MANHATTAN — Subway service was temporarily delayed throughout the city Wednesday morning when a vital electrical cable malfunctioned, officials said.
The MTA sent out a note at 9:58 a.m. saying "due to a temporary power loss system-wide, expect delays on all lines."
The disruptions were caused by a voltage dip to "high tension transmission feeders" about 9:30 a.m., which also flickered lights across the city, according to ConEd spokesman, Allan Drury.
The cause of the dip was still under investigation, but Drury said it was likely not heat-related. Temperatures were expected to rise to about 90 degrees Wednesday, which would make it the hottest day of the year to date, meteorologists said.
"We're not at record heat or anything like that, not even close.

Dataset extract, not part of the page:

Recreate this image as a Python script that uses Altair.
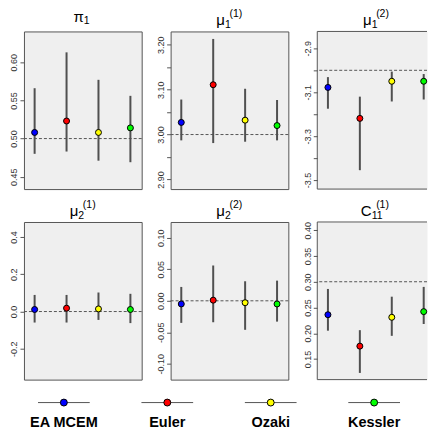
import json
import altair as alt
import pandas as pd

methods = ["EA MCEM", "Euler", "Ozaki", "Kessler"]
colors = ["#0000FF", "#FF0000", "#FFFF00", "#00FF00"]
positions = [1, 2, 3, 4]

# pi_1
pi1_est = [0.508, 0.523, 0.508, 0.514]
pi1_lo = [0.480, 0.483, 0.471, 0.469]
pi1_hi = [0.566, 0.613, 0.577, 0.556]
# mu_1^(1)
mu11_est = [3.027, 3.111, 3.032, 3.020]
mu11_lo = [2.987, 2.981, 2.984, 2.987]
mu11_hi = [3.078, 3.213, 3.102, 3.077]
# mu_1^(2)
mu12_est = [-3.078, -3.219, -3.050, -3.050]
mu12_lo = [-3.175, -3.455, -3.142, -3.133]
mu12_hi = [-3.031, -3.120, -3.006, -3.017]
# mu_2^(1)
mu21_est = [0.011, 0.018, 0.014, 0.011]
mu21_lo = [-0.059, -0.059, -0.045, -0.062]
mu21_hi = [0.089, 0.089, 0.102, 0.095]
# mu_2^(2)
mu22_est = [-0.005, 0.001, -0.003, -0.005]
mu22_lo = [-0.035, -0.034, -0.046, -0.033]
mu22_hi = [0.022, 0.056, 0.031, 0.032]
# C_11^(1)
c11_est = [0.236, 0.175, 0.231, 0.242]
c11_lo = [0.205, 0.123, 0.195, 0.218]
c11_hi = [0.286, 0.206, 0.271, 0.290]

true_values = [0.50, 3.00, -3.00, 0.00, 0.00, 0.30]

y_domains = [
    [0.4338, 0.6404],
    [2.8785, 3.2297],
    [-3.541, -2.823],
    [-0.365, 0.480],
    [-0.125, 0.125],
    [0.110, 0.416],
]
tick_values = [
    [0.45, 0.50, 0.55, 0.60],
    [2.90, 2.95, 3.00, 3.05, 3.10, 3.15, 3.20],
    [-3.5, -3.4, -3.3, -3.2, -3.1, -3.0, -2.9],
    [-0.2, 0.0, 0.2, 0.4],
    [-0.10, -0.05, 0.00, 0.05, 0.10],
    [0.15, 0.20, 0.25, 0.30, 0.35, 0.40],
]
tick_labels = [
    ["0.45", "0.50", "0.55", "0.60"],
    ["2.90", "", "3.00", "", "3.10", "", "3.20"],
    ["-3.5", "", "-3.3", "", "-3.1", "", "-2.9"],
    ["-0.2", "0.0", "0.2", "0.4"],
    ["-0.10", "-0.05", "0.00", "0.05", "0.10"],
    ["0.15", "0.20", "0.25", "0.30", "0.35", "0.40"],
]
# (main symbol, subscript, superscript)
titles = [
    ("\u03c0", "1", ""),
    ("\u03bc", "1", "(1)"),
    ("\u03bc", "1", "(2)"),
    ("\u03bc", "2", "(1)"),
    ("\u03bc", "2", "(2)"),
    ("C", "11", "(1)"),
]
estimates = [pi1_est, mu11_est, mu12_est, mu21_est, mu22_est, c11_est]
lows = [pi1_lo, mu11_lo, mu12_lo, mu21_lo, mu22_lo, c11_lo]
highs = [pi1_hi, mu11_hi, mu12_hi, mu21_hi, mu22_hi, c11_hi]

FONT = "Liberation Sans"
PW, PH = 118, 158
PW_LAST = 110          # right-hand column is cut off by the page edge
PX_PER_UNIT = 32.0
X_MIN = 0.666
BORDER = "#555555"
color_scale = alt.Scale(domain=methods, range=colors)


def panel(i):
    last_col = (i % 3 == 2)
    w = PW_LAST if last_col else PW
    df = pd.DataFrame({"method": methods, "pos": positions,
                       "est": estimates[i], "lo": lows[i], "hi": highs[i]})
    xs = alt.X("pos:Q", scale=alt.Scale(domain=[X_MIN, X_MIN + w / PX_PER_UNIT],
                                        nice=False, zero=False), axis=None)
    ysc = alt.Scale(domain=y_domains[i], nice=False, zero=False)
    expr = json.dumps(tick_labels[i]) + "[indexof(" + json.dumps(tick_values[i]) + ", datum.value)]"
    yax = alt.Axis(values=tick_values[i], labelExpr=expr, title=None, grid=False, domain=False,
                   tickSize=4, tickColor=BORDER, labelPadding=3, labelAngle=270,
                   labelAlign="center", labelBaseline="alphabetic", labelFontSize=9,
                   labelFont=FONT, labelColor="#333333", labelOverlap=False, labelFlush=False)
    ref = alt.Chart(pd.DataFrame({"ref": [true_values[i]]})).mark_rule(
        color=BORDER, strokeDash=[3, 2], strokeWidth=1
    ).encode(y=alt.Y("ref:Q", scale=ysc, axis=yax))
    base = alt.Chart(df)
    bars = base.mark_rule(color="#505050", strokeWidth=2).encode(
        x=xs, y=alt.Y("lo:Q", scale=ysc, axis=yax), y2="hi:Q")
    pts = base.mark_circle(size=36, stroke="black", strokeWidth=1, opacity=1).encode(
        x=xs, y=alt.Y("est:Q", scale=ysc, axis=yax),
        fill=alt.Fill("method:N", scale=color_scale, legend=None))
    main, sub, sup = titles[i]
    if sup:
        mx, my, sx, sy = 54.5, -6, 54.5, -3
    else:
        mx, my, sx, sy = 60, -9, 60, -7.5
    layers = [ref, bars, pts]
    layers.append(alt.Chart(pd.DataFrame({"t": [main]})).mark_text(
        align="right", baseline="alphabetic", fontSize=15, font=FONT, color="black"
    ).encode(text="t:N", x=alt.value(mx), y=alt.value(my)))
    layers.append(alt.Chart(pd.DataFrame({"t": [sub]})).mark_text(
        align="left", baseline="alphabetic", fontSize=10.5, font=FONT, color="black"
    ).encode(text="t:N", x=alt.value(sx), y=alt.value(sy)))
    if sup:
        layers.append(alt.Chart(pd.DataFrame({"t": [sup]})).mark_text(
            align="left", baseline="alphabetic", fontSize=10.5, font=FONT, color="black"
        ).encode(text="t:N", x=alt.value(59), y=alt.value(-14.5)))
    if last_col:
        # frame open on the right, as the panel runs off the page edge
        frame = alt.Chart(pd.DataFrame({"k": [0]}))
        layers.append(frame.mark_rule(color=BORDER, strokeWidth=1).encode(
            x=alt.value(0), y=alt.value(0), y2=alt.value(PH)))
        layers.append(frame.mark_rule(color=BORDER, strokeWidth=1).encode(
            x=alt.value(0), x2=alt.value(w), y=alt.value(0)))
        layers.append(frame.mark_rule(color=BORDER, strokeWidth=1).encode(
            x=alt.value(0), x2=alt.value(w), y=alt.value(PH)))
        return alt.layer(*layers).properties(
            width=w, height=PH, view=alt.ViewBackground(fill="#EFEFEF", stroke="transparent"))
    return alt.layer(*layers).properties(width=w, height=PH)


leg_df = pd.DataFrame({"method": methods, "pos": positions})
leg_df["lo"] = leg_df["pos"] - 0.25
leg_df["hi"] = leg_df["pos"] + 0.25
# legend occupies the first grid cell; its scale is unclamped so items run across the row
lx = alt.Scale(domain=[0.6142, 1.7524], nice=False, zero=False)
leg_line = alt.Chart(leg_df).mark_rule(color=BORDER, strokeWidth=1).encode(
    x=alt.X("lo:Q", scale=lx, axis=None), x2="hi:Q", y=alt.value(-10))
leg_pts = alt.Chart(leg_df).mark_circle(size=48, stroke="black", strokeWidth=1, opacity=1).encode(
    x=alt.X("pos:Q", scale=lx, axis=None), y=alt.value(-10),
    fill=alt.Fill("method:N", scale=color_scale, legend=None))
leg_txt = alt.Chart(leg_df).mark_text(fontWeight="bold", fontSize=14.5, font=FONT, color="black",
                                      align="center", baseline="alphabetic").encode(
    x=alt.X("pos:Q", scale=lx, axis=None), y=alt.value(14), text="method:N")
legend = alt.layer(leg_line, leg_pts, leg_txt).properties(
    width=PW, height=8, view=alt.ViewBackground(fill="transparent", stroke="transparent"))

chart = alt.concat(*[panel(i) for i in range(6)], legend, columns=3,
                   spacing=alt.RowColnumber(row=33, column=29), bounds="flush"
                   ).properties(padding={"left": 1, "top": 0, "right": 0, "bottom": 0}
                   ).configure_view(fill="#EFEFEF", stroke=BORDER, strokeWidth=1)

chart.save("out.html", embed_options={"renderer": "svg", "actions": False})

We're not at record usage either," Drury said.
No other customers reported outages apart from the brief subway delays, ConEdison said.
MTA's service disruption was resolved within five minutes, a spokeswoman said.
But for those who were underground at the time, the five minute outage sparked delays that felt like a lifetime.
Will Bernard, 33, a butcher from Hunts Point, said his normally 40-minute commute took more than an hour and a half.
"The train was running slow. It was very bad. It's ridiculous," said Bernard, who said there were no announcements on why the trains were running so slow. "There has to be a better way to get where you're going."